* _TASK GOAL_
Copy out the listing that follows exactly, dropping every picture.
-- begin MATERIAL PROVIDED --
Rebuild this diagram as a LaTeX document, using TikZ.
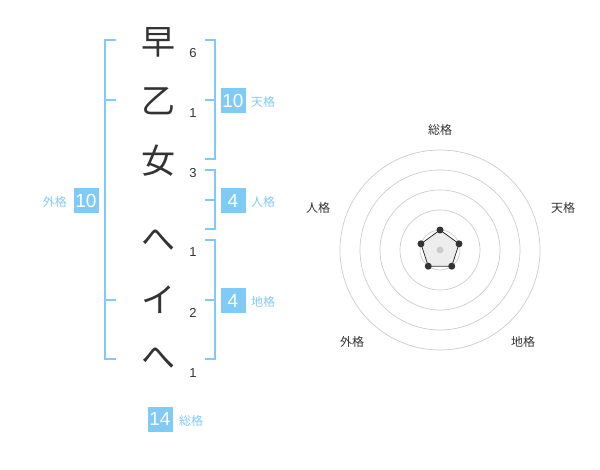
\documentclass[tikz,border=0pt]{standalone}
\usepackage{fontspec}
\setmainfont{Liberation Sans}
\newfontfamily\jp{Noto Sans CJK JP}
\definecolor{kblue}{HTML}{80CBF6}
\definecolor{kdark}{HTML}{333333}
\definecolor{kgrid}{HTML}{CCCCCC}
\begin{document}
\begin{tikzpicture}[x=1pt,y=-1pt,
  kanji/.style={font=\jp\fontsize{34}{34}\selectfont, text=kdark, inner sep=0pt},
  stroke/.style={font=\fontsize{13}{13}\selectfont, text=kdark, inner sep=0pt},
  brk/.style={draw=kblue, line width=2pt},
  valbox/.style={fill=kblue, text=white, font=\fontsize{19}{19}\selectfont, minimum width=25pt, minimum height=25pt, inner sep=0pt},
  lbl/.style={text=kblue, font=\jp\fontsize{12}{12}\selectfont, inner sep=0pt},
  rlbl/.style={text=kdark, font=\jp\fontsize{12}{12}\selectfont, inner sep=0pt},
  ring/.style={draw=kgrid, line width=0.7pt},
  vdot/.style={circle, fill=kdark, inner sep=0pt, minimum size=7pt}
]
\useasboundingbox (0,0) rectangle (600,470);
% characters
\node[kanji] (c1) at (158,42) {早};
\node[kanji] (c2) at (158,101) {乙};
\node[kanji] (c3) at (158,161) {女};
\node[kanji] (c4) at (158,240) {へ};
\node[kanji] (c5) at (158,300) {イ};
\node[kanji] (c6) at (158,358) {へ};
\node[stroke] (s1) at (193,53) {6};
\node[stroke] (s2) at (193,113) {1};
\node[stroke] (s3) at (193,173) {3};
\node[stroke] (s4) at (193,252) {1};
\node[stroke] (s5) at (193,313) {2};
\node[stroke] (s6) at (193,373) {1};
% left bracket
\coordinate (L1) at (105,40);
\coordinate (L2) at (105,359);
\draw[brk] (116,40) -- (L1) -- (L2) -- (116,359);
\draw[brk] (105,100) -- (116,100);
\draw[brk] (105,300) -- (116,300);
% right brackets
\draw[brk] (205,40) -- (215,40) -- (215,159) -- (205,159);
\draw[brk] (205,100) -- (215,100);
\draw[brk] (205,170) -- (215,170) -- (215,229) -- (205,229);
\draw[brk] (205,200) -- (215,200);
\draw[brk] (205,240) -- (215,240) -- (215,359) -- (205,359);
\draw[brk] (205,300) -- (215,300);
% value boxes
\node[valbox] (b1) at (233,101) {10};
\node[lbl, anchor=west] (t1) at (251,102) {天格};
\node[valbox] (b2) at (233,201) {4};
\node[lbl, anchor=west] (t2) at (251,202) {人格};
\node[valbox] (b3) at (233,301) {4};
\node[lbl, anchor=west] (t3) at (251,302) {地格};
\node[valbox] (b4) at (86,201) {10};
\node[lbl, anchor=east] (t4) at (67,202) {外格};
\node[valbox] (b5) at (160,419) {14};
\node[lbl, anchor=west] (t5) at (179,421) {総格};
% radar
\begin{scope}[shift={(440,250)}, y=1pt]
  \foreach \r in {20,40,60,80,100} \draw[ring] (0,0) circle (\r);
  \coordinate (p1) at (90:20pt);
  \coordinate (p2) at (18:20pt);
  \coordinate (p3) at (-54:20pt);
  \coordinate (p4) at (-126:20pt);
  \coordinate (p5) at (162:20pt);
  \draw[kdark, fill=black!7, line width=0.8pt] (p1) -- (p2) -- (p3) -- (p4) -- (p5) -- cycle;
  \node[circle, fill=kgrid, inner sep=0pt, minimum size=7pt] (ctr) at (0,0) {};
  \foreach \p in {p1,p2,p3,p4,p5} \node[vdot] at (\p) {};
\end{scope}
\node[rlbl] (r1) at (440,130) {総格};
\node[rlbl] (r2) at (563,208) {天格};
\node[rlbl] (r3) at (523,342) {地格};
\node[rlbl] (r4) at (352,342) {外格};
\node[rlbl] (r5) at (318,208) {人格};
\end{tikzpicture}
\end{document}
-- end MATERIAL PROVIDED --
* _TASK RESULT_
Rebuild this diagram as a LaTeX document, using TikZ.
\documentclass[tikz,border=0pt]{standalone}
\usepackage{fontspec}
\setmainfont{Liberation Sans}
\newfontfamily\jp{Noto Sans CJK JP}
\definecolor{kblue}{HTML}{80CBF6}
\definecolor{kdark}{HTML}{333333}
\definecolor{kgrid}{HTML}{CCCCCC}
\begin{document}
\begin{tikzpicture}[x=1pt,y=-1pt,
  kanji/.style={font=\jp\fontsize{34}{34}\selectfont, text=kdark, inner sep=0pt},
  stroke/.style={font=\fontsize{13}{13}\selectfont, text=kdark, inner sep=0pt},
  brk/.style={draw=kblue, line width=2pt},
  valbox/.style={fill=kblue, text=white, font=\fontsize{19}{19}\selectfont, minimum width=25pt, minimum height=25pt, inner sep=0pt},
  lbl/.style={text=kblue, font=\jp\fontsize{12}{12}\selectfont, inner sep=0pt},
  rlbl/.style={text=kdark, font=\jp\fontsize{12}{12}\selectfont, inner sep=0pt},
  ring/.style={draw=kgrid, line width=0.7pt},
  vdot/.style={circle, fill=kdark, inner sep=0pt, minimum size=7pt}
]
\useasboundingbox (0,0) rectangle (600,470);
% characters
\node[kanji] (c1) at (158,42) {早};
\node[kanji] (c2) at (158,101) {乙};
\node[kanji] (c3) at (158,161) {女};
\node[kanji] (c4) at (158,240) {へ};
\node[kanji] (c5) at (158,300) {イ};
\node[kanji] (c6) at (158,358) {へ};
\node[stroke] (s1) at (193,53) {6};
\node[stroke] (s2) at (193,113) {1};
\node[stroke] (s3) at (193,173) {3};
\node[stroke] (s4) at (193,252) {1};
\node[stroke] (s5) at (193,313) {2};
\node[stroke] (s6) at (193,373) {1};
% left bracket
\coordinate (L1) at (105,40);
\coordinate (L2) at (105,359);
\draw[brk] (116,40) -- (L1) -- (L2) -- (116,359);
\draw[brk] (105,100) -- (116,100);
\draw[brk] (105,300) -- (116,300);
% right brackets
\draw[brk] (205,40) -- (215,40) -- (215,159) -- (205,159);
\draw[brk] (205,100) -- (215,100);
\draw[brk] (205,170) -- (215,170) -- (215,229) -- (205,229);
\draw[brk] (205,200) -- (215,200);
\draw[brk] (205,240) -- (215,240) -- (215,359) -- (205,359);
\draw[brk] (205,300) -- (215,300);
% value boxes
\node[valbox] (b1) at (233,101) {10};
\node[lbl, anchor=west] (t1) at (251,102) {天格};
\node[valbox] (b2) at (233,201) {4};
\node[lbl, anchor=west] (t2) at (251,202) {人格};
\node[valbox] (b3) at (233,301) {4};
\node[lbl, anchor=west] (t3) at (251,302) {地格};
\node[valbox] (b4) at (86,201) {10};
\node[lbl, anchor=east] (t4) at (67,202) {外格};
\node[valbox] (b5) at (160,419) {14};
\node[lbl, anchor=west] (t5) at (179,421) {総格};
% radar
\begin{scope}[shift={(440,250)}, y=1pt]
  \foreach \r in {20,40,60,80,100} \draw[ring] (0,0) circle (\r);
  \coordinate (p1) at (90:20pt);
  \coordinate (p2) at (18:20pt);
  \coordinate (p3) at (-54:20pt);
  \coordinate (p4) at (-126:20pt);
  \coordinate (p5) at (162:20pt);
  \draw[kdark, fill=black!7, line width=0.8pt] (p1) -- (p2) -- (p3) -- (p4) -- (p5) -- cycle;
  \node[circle, fill=kgrid, inner sep=0pt, minimum size=7pt] (ctr) at (0,0) {};
  \foreach \p in {p1,p2,p3,p4,p5} \node[vdot] at (\p) {};
\end{scope}
\node[rlbl] (r1) at (440,130) {総格};
\node[rlbl] (r2) at (563,208) {天格};
\node[rlbl] (r3) at (523,342) {地格};
\node[rlbl] (r4) at (352,342) {外格};
\node[rlbl] (r5) at (318,208) {人格};
\end{tikzpicture}
\end{document}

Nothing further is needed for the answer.